On the last day, I walked from Cisnadie, a town with a fortified church around five miles from Sibiu and called the “Red Town” by the Turks because of the blood they shed attempting to capture it, along breathlessly hot roads lined with orchards to the dome-shaped rock at Cisnadioara.  The rock is crowned with the remains of an early-13th-century citadel that had withstood numerous Tatar attacks only to fall prey to depopulation.  In an early example of eugenic practices, young men from the village were only allowed to marry if they had first carried a large stone up the steep sides of the hill into the citadel, from where the stones could be pitched down onto the helmets of attackers.  Climbing up the track that weaves around the hill, trying to lose the stray dogs that follow anyone who scratches them on the head, with your heart trying to escape through your rib cage, it is easy to understand why the Tatars never quite succeeded.  But to stand with your back to the severe chapel and look out from the top of the remaining ramparts down over miles of thick forest, precipitous pastures, and, in the distance, the orchards and spire of Cisna­die makes it worth the effort.

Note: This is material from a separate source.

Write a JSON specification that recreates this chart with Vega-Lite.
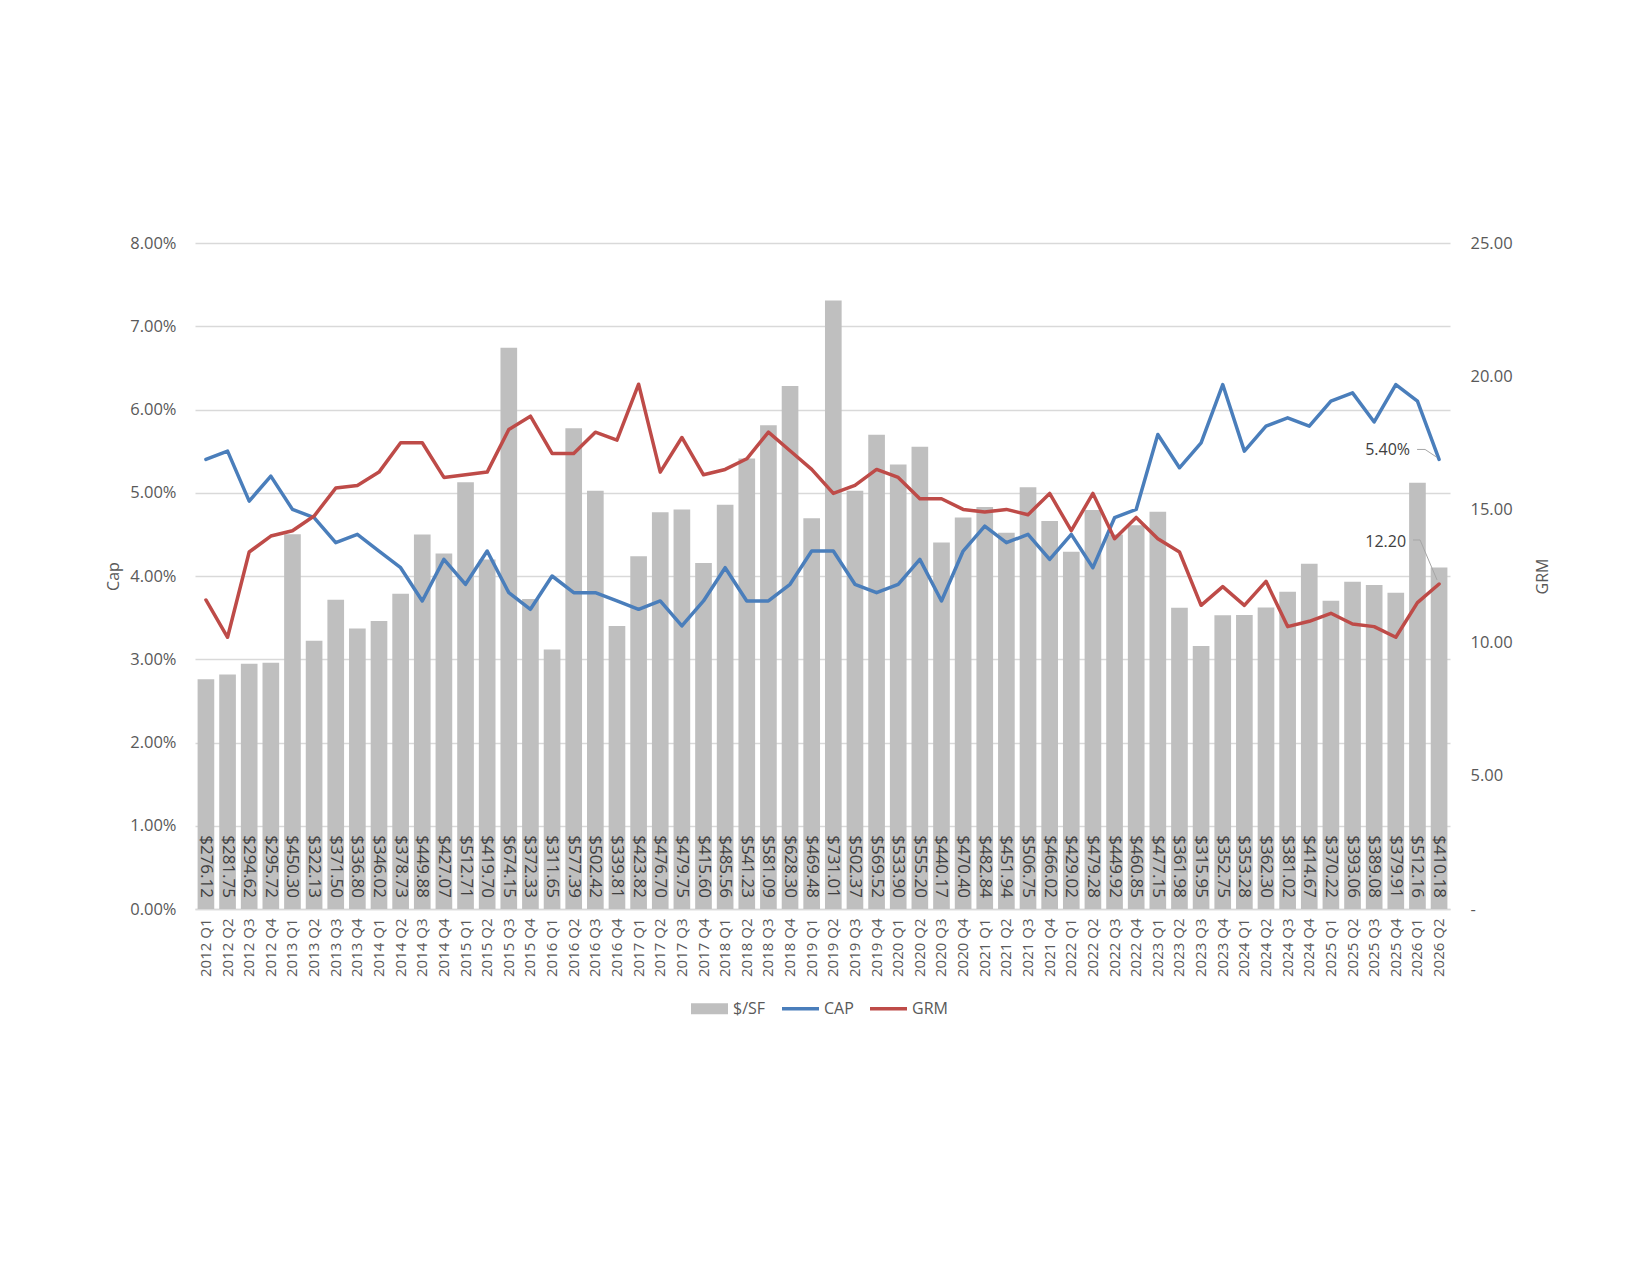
{
  "$schema": "https://vega.github.io/schema/vega-lite/v6.json",
  "width": 1255,
  "height": 666,
  "autosize": {"type": "none"},
  "padding": {"left": 195, "top": 243, "right": 200, "bottom": 366},
  "background": "white",
  "config": {
    "font": "Open Sans",
    "view": {"stroke": null},
    "axis": {"labelColor": "#595959", "titleColor": "#595959", "titleFontWeight": "normal"}
  },
  "data": {"values": [
    {"q":"2012 Q1","sf":276.12,"cap":0.054,"grm":11.6},
    {"q":"2012 Q2","sf":281.75,"cap":0.055,"grm":10.2},
    {"q":"2012 Q3","sf":294.62,"cap":0.049,"grm":13.4},
    {"q":"2012 Q4","sf":295.72,"cap":0.052,"grm":14.0},
    {"q":"2013 Q1","sf":450.30,"cap":0.048,"grm":14.2},
    {"q":"2013 Q2","sf":322.13,"cap":0.047,"grm":14.75},
    {"q":"2013 Q3","sf":371.50,"cap":0.044,"grm":15.8},
    {"q":"2013 Q4","sf":336.80,"cap":0.045,"grm":15.9},
    {"q":"2014 Q1","sf":346.02,"cap":0.043,"grm":16.4},
    {"q":"2014 Q2","sf":378.73,"cap":0.041,"grm":17.5},
    {"q":"2014 Q3","sf":449.88,"cap":0.037,"grm":17.5},
    {"q":"2014 Q4","sf":427.07,"cap":0.042,"grm":16.2},
    {"q":"2015 Q1","sf":512.71,"cap":0.039,"grm":16.3},
    {"q":"2015 Q2","sf":419.70,"cap":0.043,"grm":16.4},
    {"q":"2015 Q3","sf":674.15,"cap":0.038,"grm":18.0},
    {"q":"2015 Q4","sf":372.33,"cap":0.036,"grm":18.5},
    {"q":"2016 Q1","sf":311.65,"cap":0.040,"grm":17.1},
    {"q":"2016 Q2","sf":577.39,"cap":0.038,"grm":17.1},
    {"q":"2016 Q3","sf":502.42,"cap":0.038,"grm":17.9},
    {"q":"2016 Q4","sf":339.81,"cap":0.037,"grm":17.6},
    {"q":"2017 Q1","sf":423.82,"cap":0.036,"grm":19.7},
    {"q":"2017 Q2","sf":476.70,"cap":0.037,"grm":16.4},
    {"q":"2017 Q3","sf":479.75,"cap":0.034,"grm":17.7},
    {"q":"2017 Q4","sf":415.60,"cap":0.037,"grm":16.3},
    {"q":"2018 Q1","sf":485.56,"cap":0.041,"grm":16.5},
    {"q":"2018 Q2","sf":541.23,"cap":0.037,"grm":16.9},
    {"q":"2018 Q3","sf":581.09,"cap":0.037,"grm":17.9},
    {"q":"2018 Q4","sf":628.30,"cap":0.039,"grm":17.2},
    {"q":"2019 Q1","sf":469.48,"cap":0.043,"grm":16.5},
    {"q":"2019 Q2","sf":731.01,"cap":0.043,"grm":15.6},
    {"q":"2019 Q3","sf":502.37,"cap":0.039,"grm":15.9},
    {"q":"2019 Q4","sf":569.52,"cap":0.038,"grm":16.5},
    {"q":"2020 Q1","sf":533.90,"cap":0.039,"grm":16.2},
    {"q":"2020 Q2","sf":555.20,"cap":0.042,"grm":15.4},
    {"q":"2020 Q3","sf":440.17,"cap":0.037,"grm":15.4},
    {"q":"2020 Q4","sf":470.40,"cap":0.043,"grm":15.0},
    {"q":"2021 Q1","sf":482.84,"cap":0.046,"grm":14.9},
    {"q":"2021 Q2","sf":451.94,"cap":0.044,"grm":15.0},
    {"q":"2021 Q3","sf":506.75,"cap":0.045,"grm":14.8},
    {"q":"2021 Q4","sf":466.02,"cap":0.042,"grm":15.6},
    {"q":"2022 Q1","sf":429.02,"cap":0.045,"grm":14.2},
    {"q":"2022 Q2","sf":479.28,"cap":0.041,"grm":15.6},
    {"q":"2022 Q3","sf":449.92,"cap":0.047,"grm":13.9},
    {"q":"2022 Q4","sf":460.85,"cap":0.048,"grm":14.7},
    {"q":"2023 Q1","sf":477.15,"cap":0.057,"grm":13.9},
    {"q":"2023 Q2","sf":361.98,"cap":0.053,"grm":13.4},
    {"q":"2023 Q3","sf":315.95,"cap":0.056,"grm":11.4},
    {"q":"2023 Q4","sf":352.75,"cap":0.063,"grm":12.1},
    {"q":"2024 Q1","sf":353.28,"cap":0.055,"grm":11.4},
    {"q":"2024 Q2","sf":362.30,"cap":0.058,"grm":12.3},
    {"q":"2024 Q3","sf":381.02,"cap":0.059,"grm":10.6},
    {"q":"2024 Q4","sf":414.67,"cap":0.058,"grm":10.8},
    {"q":"2025 Q1","sf":370.22,"cap":0.061,"grm":11.1},
    {"q":"2025 Q2","sf":393.06,"cap":0.062,"grm":10.7},
    {"q":"2025 Q3","sf":389.08,"cap":0.0585,"grm":10.6},
    {"q":"2025 Q4","sf":379.91,"cap":0.063,"grm":10.2},
    {"q":"2026 Q1","sf":512.16,"cap":0.061,"grm":11.5},
    {"q":"2026 Q2","sf":410.18,"cap":0.054,"grm":12.2}
  ]},
  "encoding": {
    "x": {
      "field": "q", "type": "ordinal", "sort": null,
      "scale": {"paddingInner": 0.23, "paddingOuter": 0.12},
      "axis": {
        "title": null, "labelAngle": -90, "labelFontSize": 15, "labelPadding": 9,
        "ticks": false, "domain": true, "domainColor": "#D9D9D9", "domainWidth": 1.3, "grid": false
      }
    }
  },
  "layer": [
    {
      "layer": [
        {
          "mark": {"type": "bar", "color": "#BFBFBF"},
          "encoding": {
            "y": {"field": "sf", "type": "quantitative", "scale": {"domain": [0, 800], "nice": false}, "axis": null},
            "color": {
              "datum": "$/SF",
              "scale": {"domain": ["$/SF", "CAP", "GRM"], "range": ["#BFBFBF", "#4A7EBB", "#BE4B48"]},
              "legend": {
                "orient": "none", "legendX": 496, "legendY": 747, "direction": "horizontal", "title": null,
                "symbolType": "M-1,-0.3H1V0.3H-1Z", "symbolSize": 1369,
                "labelFontSize": 16, "labelColor": "#595959", "labelOffset": 5, "columnPadding": 16,
                "encode": {"symbols": {"update": {
                  "shape": {"signal": "datum.value === '$/SF' ? 'M-1,-0.3H1V0.3H-1Z' : 'M-1,-0.1H1V0.1H-1Z'"},
                  "fill": {"scale": "color", "field": "value"},
                  "stroke": {"value": "transparent"},
                  "strokeWidth": {"value": 0},
                  "opacity": {"value": 1}
                }}}
              }
            }
          }
        },
        {
          "mark": {"type": "text", "angle": 90, "align": "right", "baseline": "middle", "dx": -11, "fontSize": 17, "color": "#404040"},
          "encoding": {
            "y": {"datum": 0, "type": "quantitative", "scale": {"domain": [0, 800], "nice": false}},
            "text": {"field": "sf", "type": "quantitative", "format": "$.2f"}
          }
        }
      ]
    },
    {
      "layer": [
        {
          "mark": {"type": "line", "strokeWidth": 3.5, "strokeJoin": "round", "strokeCap": "round"},
          "encoding": {
            "y": {
              "field": "cap", "type": "quantitative",
              "scale": {"domain": [0, 0.08], "nice": false},
              "axis": {
                "orient": "left", "title": "Cap", "format": ".2%",
                "values": [0, 0.01, 0.02, 0.03, 0.04, 0.05, 0.06, 0.07, 0.08],
                "labelFontSize": 16.5, "labelPadding": 19, "ticks": false, "domain": false,
                "grid": true, "gridColor": "#D9D9D9", "gridWidth": 1.3,
                "titleFontSize": 16, "titleX": -82, "titleY": 333, "titleAngle": 270,
                "titleAlign": "center", "titleBaseline": "middle"
              }
            },
            "color": {"datum": "CAP"}
          }
        },
        {
          "transform": [{"filter": "datum.q === '2026 Q2'"}],
          "mark": {"type": "text", "align": "right", "baseline": "middle", "dx": -29, "dy": -9, "fontSize": 16, "color": "#404040"},
          "encoding": {
            "y": {"field": "cap", "type": "quantitative"},
            "text": {"field": "cap", "type": "quantitative", "format": ".2%"}
          }
        },
        {
          "transform": [{"filter": "datum.q === '2026 Q2'"}],
          "mark": {"type": "rule", "color": "#A6A6A6", "strokeWidth": 1, "xOffset": -22, "yOffset": -10, "x2Offset": -14, "y2Offset": -10},
          "encoding": {
            "y": {"field": "cap", "type": "quantitative"},
            "x2": {"field": "q"},
            "y2": {"field": "cap"}
          }
        },
        {
          "transform": [{"filter": "datum.q === '2026 Q2'"}],
          "mark": {"type": "rule", "color": "#A6A6A6", "strokeWidth": 1, "xOffset": -14, "yOffset": -10, "x2Offset": -2, "y2Offset": -2},
          "encoding": {
            "y": {"field": "cap", "type": "quantitative"},
            "x2": {"field": "q"},
            "y2": {"field": "cap"}
          }
        }
      ]
    },
    {
      "layer": [
        {
          "mark": {"type": "line", "strokeWidth": 3.5, "strokeJoin": "round", "strokeCap": "round"},
          "encoding": {
            "y": {
              "field": "grm", "type": "quantitative",
              "scale": {"domain": [0, 25], "nice": false},
              "axis": {
                "orient": "right", "title": "GRM",
                "values": [0, 5, 10, 15, 20, 25],
                "labelExpr": "datum.value == 0 ? '-' : format(datum.value, '.2f')",
                "labelFontSize": 16.5, "labelPadding": 20, "ticks": false, "domain": false, "grid": false,
                "titleFontSize": 16, "titleX": 92, "titleY": 333, "titleAngle": 270,
                "titleAlign": "center", "titleBaseline": "middle"
              }
            },
            "color": {"datum": "GRM"}
          }
        },
        {
          "transform": [{"filter": "datum.q === '2026 Q2'"}],
          "mark": {"type": "text", "align": "right", "baseline": "middle", "dx": -33, "dy": -42, "fontSize": 16, "color": "#404040"},
          "encoding": {
            "y": {"field": "grm", "type": "quantitative"},
            "text": {"field": "grm", "type": "quantitative", "format": ".2f"}
          }
        },
        {
          "transform": [{"filter": "datum.q === '2026 Q2'"}],
          "mark": {"type": "rule", "color": "#A6A6A6", "strokeWidth": 1, "xOffset": -26, "yOffset": -44, "x2Offset": -19, "y2Offset": -44},
          "encoding": {
            "y": {"field": "grm", "type": "quantitative"},
            "x2": {"field": "q"},
            "y2": {"field": "grm"}
          }
        },
        {
          "transform": [{"filter": "datum.q === '2026 Q2'"}],
          "mark": {"type": "rule", "color": "#A6A6A6", "strokeWidth": 1, "xOffset": -19, "yOffset": -44, "x2Offset": -2, "y2Offset": -4},
          "encoding": {
            "y": {"field": "grm", "type": "quantitative"},
            "x2": {"field": "q"},
            "y2": {"field": "grm"}
          }
        }
      ]
    }
  ],
  "resolve": {"scale": {"y": "independent"}}
}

On the way back, I met a trilby-wearing shepherd who gave me maggoty wild apples from the pockets of his waistcoat and smiled shyly as I photographed him against the sylvan backdrop to the deep clonk of the sheep bells, the only sound in the whole sunbathed valley.  It was an immemorial scene, emblematic of the whole sequestered province—but one freeze-framed against a looming background of relentless and potentially ruinous change.